This study extends electrochemical impedance spectroscopy (EIS) to battery module level to detect state of charge (SOC) and state of health (SOH) imbalances among series-connected cells. By comparing single-point diagnostics with Pearson correlation and support vector machine (SVM) classification, the results demonstrate the potential of advanced analysis techniques for identifying internal imbalances in battery energy storage systems (BESS).

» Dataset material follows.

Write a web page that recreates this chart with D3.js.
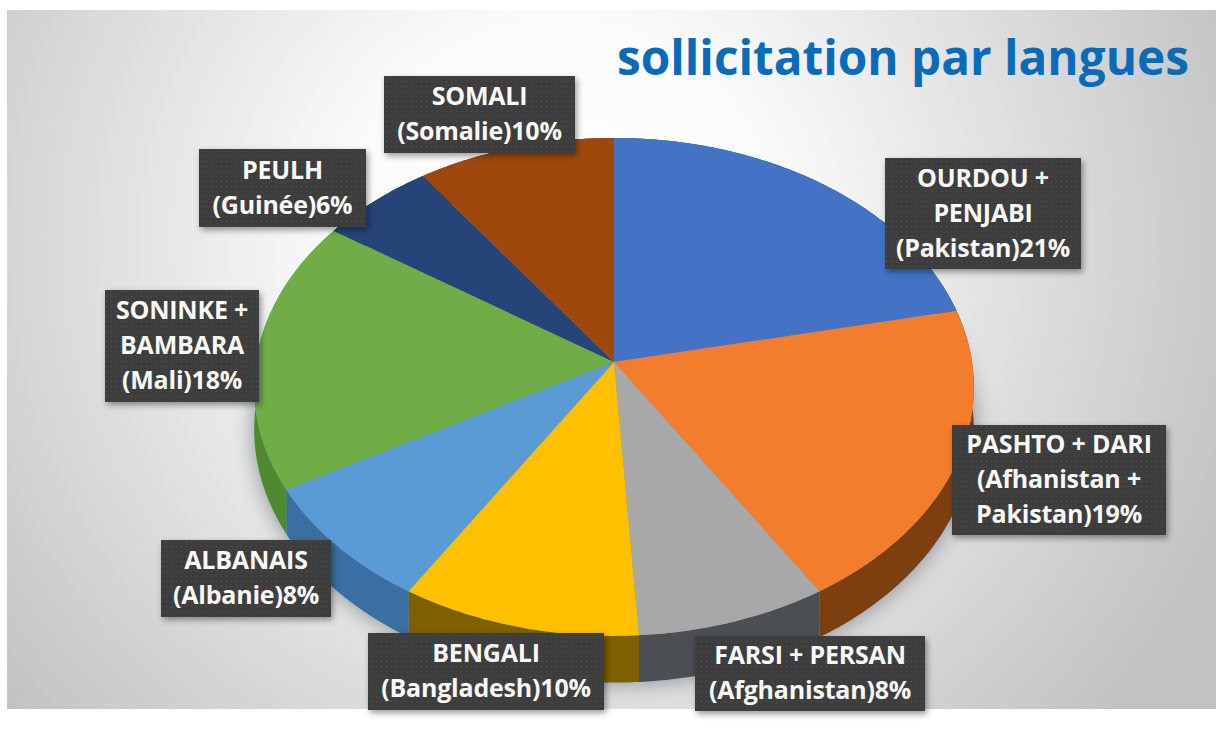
<!DOCTYPE html>
<html>
<head>
<meta charset="utf-8">
<script src="https://cdn.jsdelivr.net/npm/d3@7"></script>
<style>
  html, body { margin: 0; padding: 0; background: #fff; }
  svg { display: block; }
  text { font-family: "Open Sans", Lato, sans-serif; font-weight: 700; }
</style>
</head>
<body>
<div id="chart"></div>
<script>
// shares, the labels give the rounded number
const languages = ["OURDOU + PENJABI", "PASHTO + DARI", "FARSI + PERSAN", "BENGALI", "ALBANAIS", "SONINKE + BAMBARA", "PEULH", "SOMALI"];
const shares = [21.6, 19.6, 7.8, 9.8, 8, 17.7, 5.7, 9.8];
const labelLines = [
  ["OURDOU +", "PENJABI", "(Pakistan)21%"],
  ["PASHTO + DARI", "(Afhanistan +", "Pakistan)19%"],
  ["FARSI + PERSAN", "(Afghanistan)8%"],
  ["BENGALI", "(Bangladesh)10%"],
  ["ALBANAIS", "(Albanie)8%"],
  ["SONINKE +", "BAMBARA", "(Mali)18%"],
  ["PEULH", "(Guinée)6%"],
  ["SOMALI", "(Somalie)10%"]
];
const topColors = ["#4472c4", "#f27d2d", "#a8a8a8", "#ffc000", "#5b9bd5", "#70ad47", "#264478", "#9e480e"];
const wallColors = ["#2f5597", "#7c3f10", "#4b4e52", "#7f6000", "#3a6fa3", "#4f8a30", "#1a2f55", "#6b3009"];

// label boxes, placed by hand in the original: left, top, right, bottom
const labelBoxes = [
  [885, 158, 1081, 269],
  [952, 425, 1166, 535],
  [695, 636, 925, 711],
  [368, 633, 604, 710],
  [161, 540, 331, 617],
  [105, 290, 259, 402],
  [199, 149, 366, 227],
  [384, 76, 575, 153]
];

const width = 1218;
const height = 736;

// tilted disc, front edge comes closer to the camera
const apex = { x: 614, y: 362 };
const radiusX = 358;
const radiusY = 246.5;
const persp = 0.1;
const depth = 42;

const svg = d3.select("#chart").append("svg")
    .attr("width", width)
    .attr("height", height);

const defs = svg.append("defs");

const bg = defs.append("radialGradient")
    .attr("id", "bg")
    .attr("gradientUnits", "userSpaceOnUse")
    .attr("cx", 560).attr("cy", 240).attr("r", 720);
bg.append("stop").attr("offset", "0%").attr("stop-color", "#ffffff");
bg.append("stop").attr("offset", "30%").attr("stop-color", "#fbfbfb");
bg.append("stop").attr("offset", "100%").attr("stop-color", "#c2c2c2");

const blur = defs.append("filter").attr("id", "pieShadow")
    .attr("x", "-20%").attr("y", "-20%").attr("width", "140%").attr("height", "140%");
blur.append("feGaussianBlur").attr("stdDeviation", 11);

const boxShadow = defs.append("filter").attr("id", "boxShadow")
    .attr("x", "-15%").attr("y", "-20%").attr("width", "130%").attr("height", "140%");
boxShadow.append("feDropShadow")
    .attr("dx", 2).attr("dy", 3).attr("stdDeviation", 3)
    .attr("flood-color", "#000").attr("flood-opacity", 0.4);

const dots = defs.append("pattern").attr("id", "dots")
    .attr("width", 5).attr("height", 5).attr("patternUnits", "userSpaceOnUse");
dots.append("rect").attr("width", 5).attr("height", 5).attr("fill", "#3e3e3e");
dots.append("circle").attr("cx", 1.5).attr("cy", 1.5).attr("r", 0.7).attr("fill", "#4e4e4e");

svg.append("rect")
    .attr("x", 7).attr("y", 10)
    .attr("width", 1209).attr("height", 699)
    .attr("fill", "url(#bg)");

// angle on the disc -> screen position
function project(angle, drop) {
  const u = Math.sin(angle);
  const v = -Math.cos(angle);
  const w = 1 - persp * v;
  return [
    apex.x + radiusX * u / w,
    apex.y + radiusY * v / w + (drop ? depth / w : 0)
  ];
}

const line = d3.line();

function rim(a0, a1, drop) {
  const n = Math.max(2, Math.ceil((a1 - a0) / 0.01));
  return d3.range(n + 1).map(i => project(a0 + (a1 - a0) * i / n, drop));
}

const arcs = d3.pie().sort(null)(shares);

// soft shadow under the whole pie
svg.append("path")
    .attr("d", line(rim(0, 2 * Math.PI, true)) + "Z")
    .attr("fill", "#4f5a68")
    .attr("opacity", 0.65)
    .attr("filter", "url(#pieShadow)");

// side walls, the top faces hide the part at the back
svg.append("g").selectAll("path")
    .data(arcs)
    .join("path")
    .attr("d", d => line(rim(d.startAngle, d.endAngle, false).concat(rim(d.startAngle, d.endAngle, true).reverse())) + "Z")
    .attr("fill", (d, i) => wallColors[i]);

// top faces
svg.append("g").selectAll("path")
    .data(arcs)
    .join("path")
    .attr("d", d => line([[apex.x, apex.y]].concat(rim(d.startAngle, d.endAngle, false))) + "Z")
    .attr("fill", (d, i) => topColors[i]);

// labels
const labels = svg.append("g").selectAll("g")
    .data(languages)
    .join("g");

labels.append("rect")
    .attr("x", (d, i) => labelBoxes[i][0])
    .attr("y", (d, i) => labelBoxes[i][1])
    .attr("width", (d, i) => labelBoxes[i][2] - labelBoxes[i][0])
    .attr("height", (d, i) => labelBoxes[i][3] - labelBoxes[i][1])
    .attr("fill", "url(#dots)")
    .attr("filter", "url(#boxShadow)");

const lineHeight = 35;
labels.each(function (d, i) {
  const box = labelBoxes[i];
  const lines = labelLines[i];
  const midY = (box[1] + box[3]) / 2;
  d3.select(this).selectAll("text")
    .data(lines)
    .join("text")
    .attr("x", (box[0] + box[2]) / 2)
    .attr("y", (t, k) => midY + (k - (lines.length - 1) / 2) * lineHeight + 8)
    .attr("text-anchor", "middle")
    .attr("font-size", 25)
    .attr("letter-spacing", "-0.2px")
    .attr("fill", "#f8f8f8")
    .text(t => t);
});

svg.append("text")
    .attr("x", 617)
    .attr("y", 75)
    .attr("font-size", 47.7)
    .attr("fill", "#0a6cb8")
    .text("sollicitation par langues");
</script>
</body>
</html>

Effective battery management systems are essential for battery energy storage systems (BESSs), particularly for managing inhomogeneities among series-connected cells requiring sophisticated diagnostic methods. Although electrochemical impedance spectroscopy (EIS) is a recognized diagnostic tool, its application has been mainly limited to individual cells. This limitation restricts the ability to diagnose the performance of entire battery modules. By extending application of EIS to the module level, this study provides a more comprehensive perspective on battery diagnostics. Reflecting real-world challenges for battery modules, it focuses on modules with series-connected cells under varying conditions. It encompasses two scenarios: state of charge (SOC) and state of health (SOH) imbalances. The module-level EIS measurements are analyzed by extending the commonly used single-point impedance diagnostic with two novel approaches: Pearson correlation analysis and support vector machine (SVM) classification. The findings show that while single-point impedance diagnostic has limitations in complex sample pools, Pearson correlation analysis and SVM classification are more effective methods that provide promising results in detecting and understanding cell imbalances. This study provides insights into the impact of cell SOC and SOH imbalances on the module's EIS, and it demonstrates the potential of advanced analytical techniques to improve the diagnostics of battery modules in BESSs.